_Set exercise_. Go through the data below and copy it exactly, skipping every picture.

==== Collected material ====

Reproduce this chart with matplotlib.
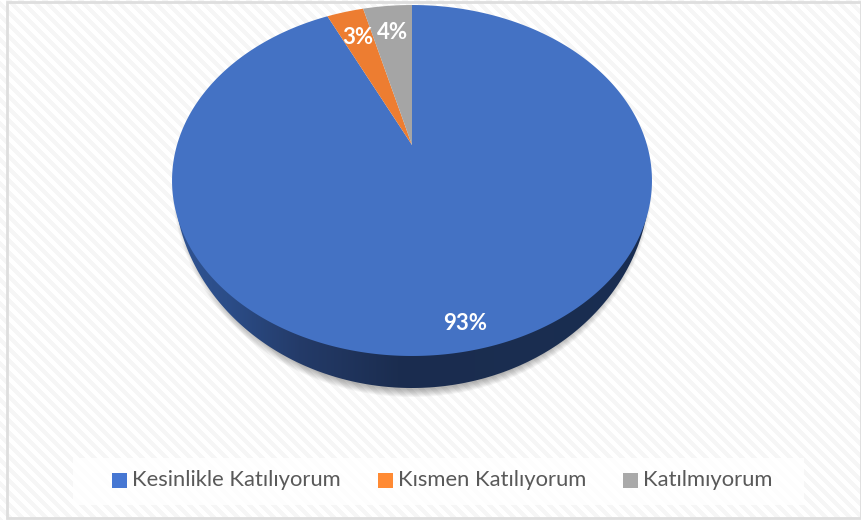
import numpy as np
import matplotlib
matplotlib.use('Agg')
import matplotlib.pyplot as plt
from matplotlib.patches import Polygon, Rectangle

categories = ['Kesinlikle Katılıyorum', 'Kısmen Katılıyorum', 'Katılmıyorum']
values = [93, 3, 4]
labels = ['93%', '3%', '4%']
colors = ['#4472C4', '#ED7D31', '#A5A5A5']
legend_colors = ['#4677D3', '#FF8A33', '#A9A9A9']

plt.rcParams['font.family'] = ['Lato', 'DejaVu Sans']

W, H = 862, 520
fig = plt.figure(figsize=(W / 100, H / 100), dpi=100)
ax = fig.add_axes([0, 0, 1, 1])
ax.set_xlim(0, W)
ax.set_ylim(H, 0)
ax.axis('off')

# diagonal stripes in the background
yy, xx = np.mgrid[0:H, 0:W]
stripes = ((xx - yy) % 12 < 6).astype(float)
bg = 0.962 + 0.038 * stripes
ax.imshow(bg, cmap='gray', vmin=0, vmax=1, extent=(0, W, H, 0), aspect='auto', zorder=0, interpolation='nearest')

# chart border
ax.add_patch(Rectangle((7, 1.5), 854, 516, fill=False, ec='#DEDEDE', lw=2, zorder=1))

# pie seen in perspective, apex is not the middle of the ellipse
cx, apex_y = 412, 145
k = 0.2023
a, b = 235, 168.3
mid_y = 180.5


def project(theta):
    # theta clockwise from the top of the pie
    u, v = np.sin(theta), np.cos(theta)
    w = 1 + k * v
    return cx + a * u / w, apex_y - b * v / w


# lower half only, the rim hides the ends
half = np.linspace(0, np.pi, 361)

# soft shadow under the pie
for grow in np.linspace(8, 1, 8):
    ax.fill(cx + (232 + grow) * np.cos(half), mid_y + 1 + (207.5 + grow) * np.sin(half),
            color='black', alpha=0.04, lw=0, zorder=2)

# side wall with gradient, outer edge is a slightly narrower, taller ellipse
wall = Polygon(np.c_[cx + 238 * np.cos(half), mid_y + 207.5 * np.sin(half)],
               closed=True, fc='none', ec='none', zorder=3)
ax.add_patch(wall)
stops_x = [172, 230, 300, 400, 652]
stops_r = [0.19, 0.17, 0.14, 0.105, 0.10]
stops_g = [0.33, 0.30, 0.23, 0.175, 0.18]
stops_b = [0.58, 0.53, 0.41, 0.31, 0.32]
grad_x = np.arange(172, 653)
grad = np.dstack([np.interp(grad_x, stops_x, stops_r),
                  np.interp(grad_x, stops_x, stops_g),
                  np.interp(grad_x, stops_x, stops_b)])
im = ax.imshow(grad, extent=(172, 653, 395, 170), aspect='auto', zorder=3)
im.set_clip_path(wall)
ax.set_xlim(0, W)
ax.set_ylim(H, 0)

# top of the pie, clockwise from 12 o'clock: blue, orange, gray
start = 0.0
for val, col in zip(values, colors):
    ang = np.linspace(start, start + val / sum(values) * 2 * np.pi, max(int(val * 8), 8))
    px, py = project(ang)
    ax.fill(np.r_[cx, px], np.r_[apex_y, py], color=col, lw=0, zorder=4)
    start = ang[-1]

ax.text(465, 324, labels[0], color='white', fontsize=16, fontweight='bold', ha='center', va='center', zorder=5)
ax.text(358, 38, labels[1], color='white', fontsize=16, fontweight='bold', ha='center', va='center', zorder=5)
ax.text(392.5, 32.5, labels[2], color='white', fontsize=16, fontweight='bold', ha='center', va='center', zorder=5)

# legend
ax.add_patch(Rectangle((73, 458), 731, 47, fc='white', ec='none', alpha=0.8, zorder=1))
legend_x = [112, 378, 623.5]
for lx, name, col in zip(legend_x, categories, legend_colors):
    ax.add_patch(Rectangle((lx, 473), 15, 15, fc=col, ec='none', zorder=5))
    ax.text(lx + 20, 480, name, color='#595959', fontsize=15.8, ha='left', va='center', zorder=5)

fig.savefig('out.png', dpi=100)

====

_Answer to this task_.
Reproduce this chart with matplotlib.
import numpy as np
import matplotlib
matplotlib.use('Agg')
import matplotlib.pyplot as plt
from matplotlib.patches import Polygon, Rectangle

categories = ['Kesinlikle Katılıyorum', 'Kısmen Katılıyorum', 'Katılmıyorum']
values = [93, 3, 4]
labels = ['93%', '3%', '4%']
colors = ['#4472C4', '#ED7D31', '#A5A5A5']
legend_colors = ['#4677D3', '#FF8A33', '#A9A9A9']

plt.rcParams['font.family'] = ['Lato', 'DejaVu Sans']

W, H = 862, 520
fig = plt.figure(figsize=(W / 100, H / 100), dpi=100)
ax = fig.add_axes([0, 0, 1, 1])
ax.set_xlim(0, W)
ax.set_ylim(H, 0)
ax.axis('off')

# diagonal stripes in the background
yy, xx = np.mgrid[0:H, 0:W]
stripes = ((xx - yy) % 12 < 6).astype(float)
bg = 0.962 + 0.038 * stripes
ax.imshow(bg, cmap='gray', vmin=0, vmax=1, extent=(0, W, H, 0), aspect='auto', zorder=0, interpolation='nearest')

# chart border
ax.add_patch(Rectangle((7, 1.5), 854, 516, fill=False, ec='#DEDEDE', lw=2, zorder=1))

# pie seen in perspective, apex is not the middle of the ellipse
cx, apex_y = 412, 145
k = 0.2023
a, b = 235, 168.3
mid_y = 180.5


def project(theta):
    # theta clockwise from the top of the pie
    u, v = np.sin(theta), np.cos(theta)
    w = 1 + k * v
    return cx + a * u / w, apex_y - b * v / w


# lower half only, the rim hides the ends
half = np.linspace(0, np.pi, 361)

# soft shadow under the pie
for grow in np.linspace(8, 1, 8):
    ax.fill(cx + (232 + grow) * np.cos(half), mid_y + 1 + (207.5 + grow) * np.sin(half),
            color='black', alpha=0.04, lw=0, zorder=2)

# side wall with gradient, outer edge is a slightly narrower, taller ellipse
wall = Polygon(np.c_[cx + 238 * np.cos(half), mid_y + 207.5 * np.sin(half)],
               closed=True, fc='none', ec='none', zorder=3)
ax.add_patch(wall)
stops_x = [172, 230, 300, 400, 652]
stops_r = [0.19, 0.17, 0.14, 0.105, 0.10]
stops_g = [0.33, 0.30, 0.23, 0.175, 0.18]
stops_b = [0.58, 0.53, 0.41, 0.31, 0.32]
grad_x = np.arange(172, 653)
grad = np.dstack([np.interp(grad_x, stops_x, stops_r),
                  np.interp(grad_x, stops_x, stops_g),
                  np.interp(grad_x, stops_x, stops_b)])
im = ax.imshow(grad, extent=(172, 653, 395, 170), aspect='auto', zorder=3)
im.set_clip_path(wall)
ax.set_xlim(0, W)
ax.set_ylim(H, 0)

# top of the pie, clockwise from 12 o'clock: blue, orange, gray
start = 0.0
for val, col in zip(values, colors):
    ang = np.linspace(start, start + val / sum(values) * 2 * np.pi, max(int(val * 8), 8))
    px, py = project(ang)
    ax.fill(np.r_[cx, px], np.r_[apex_y, py], color=col, lw=0, zorder=4)
    start = ang[-1]

ax.text(465, 324, labels[0], color='white', fontsize=16, fontweight='bold', ha='center', va='center', zorder=5)
ax.text(358, 38, labels[1], color='white', fontsize=16, fontweight='bold', ha='center', va='center', zorder=5)
ax.text(392.5, 32.5, labels[2], color='white', fontsize=16, fontweight='bold', ha='center', va='center', zorder=5)

# legend
ax.add_patch(Rectangle((73, 458), 731, 47, fc='white', ec='none', alpha=0.8, zorder=1))
legend_x = [112, 378, 623.5]
for lx, name, col in zip(legend_x, categories, legend_colors):
    ax.add_patch(Rectangle((lx, 473), 15, 15, fc=col, ec='none', zorder=5))
    ax.text(lx + 20, 480, name, color='#595959', fontsize=15.8, ha='left', va='center', zorder=5)

fig.savefig('out.png', dpi=100)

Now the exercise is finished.